* [Problem to solve]
Retype all of the listing exactly, passing over any picture you find.

* [Source data]
↓↓↓
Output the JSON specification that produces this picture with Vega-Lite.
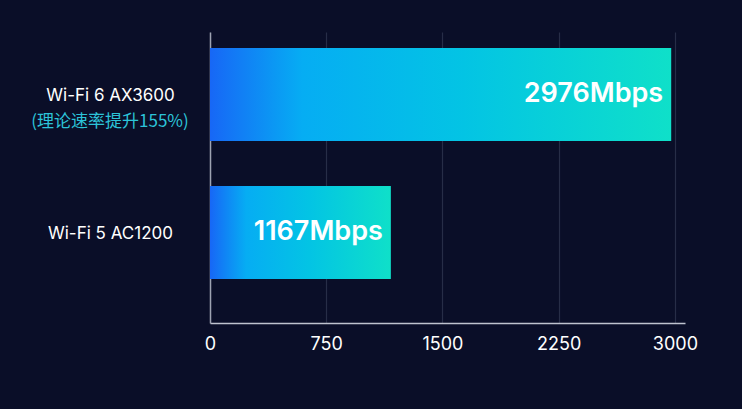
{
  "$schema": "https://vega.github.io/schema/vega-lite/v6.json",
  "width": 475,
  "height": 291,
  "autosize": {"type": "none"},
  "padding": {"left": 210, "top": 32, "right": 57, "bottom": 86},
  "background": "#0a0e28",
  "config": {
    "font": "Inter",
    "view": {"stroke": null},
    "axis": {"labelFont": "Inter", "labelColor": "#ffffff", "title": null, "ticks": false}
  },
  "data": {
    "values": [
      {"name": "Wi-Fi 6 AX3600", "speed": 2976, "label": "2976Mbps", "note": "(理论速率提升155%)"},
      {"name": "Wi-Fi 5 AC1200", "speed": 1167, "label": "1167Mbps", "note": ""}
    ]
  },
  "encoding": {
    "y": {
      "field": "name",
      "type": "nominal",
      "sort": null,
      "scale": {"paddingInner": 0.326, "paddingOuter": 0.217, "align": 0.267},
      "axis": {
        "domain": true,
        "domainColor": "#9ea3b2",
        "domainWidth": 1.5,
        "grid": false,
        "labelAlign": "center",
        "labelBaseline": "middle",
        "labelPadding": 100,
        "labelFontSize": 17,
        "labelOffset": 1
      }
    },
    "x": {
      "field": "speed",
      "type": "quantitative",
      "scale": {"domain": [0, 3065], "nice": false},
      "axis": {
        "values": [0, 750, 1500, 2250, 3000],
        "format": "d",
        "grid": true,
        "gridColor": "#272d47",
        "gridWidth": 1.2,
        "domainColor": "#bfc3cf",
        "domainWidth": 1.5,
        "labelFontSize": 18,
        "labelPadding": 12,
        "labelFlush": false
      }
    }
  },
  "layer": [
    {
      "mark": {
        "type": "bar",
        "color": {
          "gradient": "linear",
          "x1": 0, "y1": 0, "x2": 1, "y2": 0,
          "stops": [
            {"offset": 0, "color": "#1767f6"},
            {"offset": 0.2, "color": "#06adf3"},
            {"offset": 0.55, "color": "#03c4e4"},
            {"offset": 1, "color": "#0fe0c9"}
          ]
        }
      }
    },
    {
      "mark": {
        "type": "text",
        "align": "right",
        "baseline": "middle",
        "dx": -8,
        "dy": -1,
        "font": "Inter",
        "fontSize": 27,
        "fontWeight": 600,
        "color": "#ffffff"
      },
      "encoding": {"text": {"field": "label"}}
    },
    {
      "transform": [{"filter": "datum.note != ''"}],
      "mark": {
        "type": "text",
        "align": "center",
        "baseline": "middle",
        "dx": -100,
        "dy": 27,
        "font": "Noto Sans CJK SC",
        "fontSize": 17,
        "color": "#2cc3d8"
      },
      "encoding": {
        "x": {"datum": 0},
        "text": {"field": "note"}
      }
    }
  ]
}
↑↑↑
* [Full output]
Output the JSON specification that produces this picture with Vega-Lite.
{
  "$schema": "https://vega.github.io/schema/vega-lite/v6.json",
  "width": 475,
  "height": 291,
  "autosize": {"type": "none"},
  "padding": {"left": 210, "top": 32, "right": 57, "bottom": 86},
  "background": "#0a0e28",
  "config": {
    "font": "Inter",
    "view": {"stroke": null},
    "axis": {"labelFont": "Inter", "labelColor": "#ffffff", "title": null, "ticks": false}
  },
  "data": {
    "values": [
      {"name": "Wi-Fi 6 AX3600", "speed": 2976, "label": "2976Mbps", "note": "(理论速率提升155%)"},
      {"name": "Wi-Fi 5 AC1200", "speed": 1167, "label": "1167Mbps", "note": ""}
    ]
  },
  "encoding": {
    "y": {
      "field": "name",
      "type": "nominal",
      "sort": null,
      "scale": {"paddingInner": 0.326, "paddingOuter": 0.217, "align": 0.267},
      "axis": {
        "domain": true,
        "domainColor": "#9ea3b2",
        "domainWidth": 1.5,
        "grid": false,
        "labelAlign": "center",
        "labelBaseline": "middle",
        "labelPadding": 100,
        "labelFontSize": 17,
        "labelOffset": 1
      }
    },
    "x": {
      "field": "speed",
      "type": "quantitative",
      "scale": {"domain": [0, 3065], "nice": false},
      "axis": {
        "values": [0, 750, 1500, 2250, 3000],
        "format": "d",
        "grid": true,
        "gridColor": "#272d47",
        "gridWidth": 1.2,
        "domainColor": "#bfc3cf",
        "domainWidth": 1.5,
        "labelFontSize": 18,
        "labelPadding": 12,
        "labelFlush": false
      }
    }
  },
  "layer": [
    {
      "mark": {
        "type": "bar",
        "color": {
          "gradient": "linear",
          "x1": 0, "y1": 0, "x2": 1, "y2": 0,
          "stops": [
            {"offset": 0, "color": "#1767f6"},
            {"offset": 0.2, "color": "#06adf3"},
            {"offset": 0.55, "color": "#03c4e4"},
            {"offset": 1, "color": "#0fe0c9"}
          ]
        }
      }
    },
    {
      "mark": {
        "type": "text",
        "align": "right",
        "baseline": "middle",
        "dx": -8,
        "dy": -1,
        "font": "Inter",
        "fontSize": 27,
        "fontWeight": 600,
        "color": "#ffffff"
      },
      "encoding": {"text": {"field": "label"}}
    },
    {
      "transform": [{"filter": "datum.note != ''"}],
      "mark": {
        "type": "text",
        "align": "center",
        "baseline": "middle",
        "dx": -100,
        "dy": 27,
        "font": "Noto Sans CJK SC",
        "fontSize": 17,
        "color": "#2cc3d8"
      },
      "encoding": {
        "x": {"datum": 0},
        "text": {"field": "note"}
      }
    }
  ]
}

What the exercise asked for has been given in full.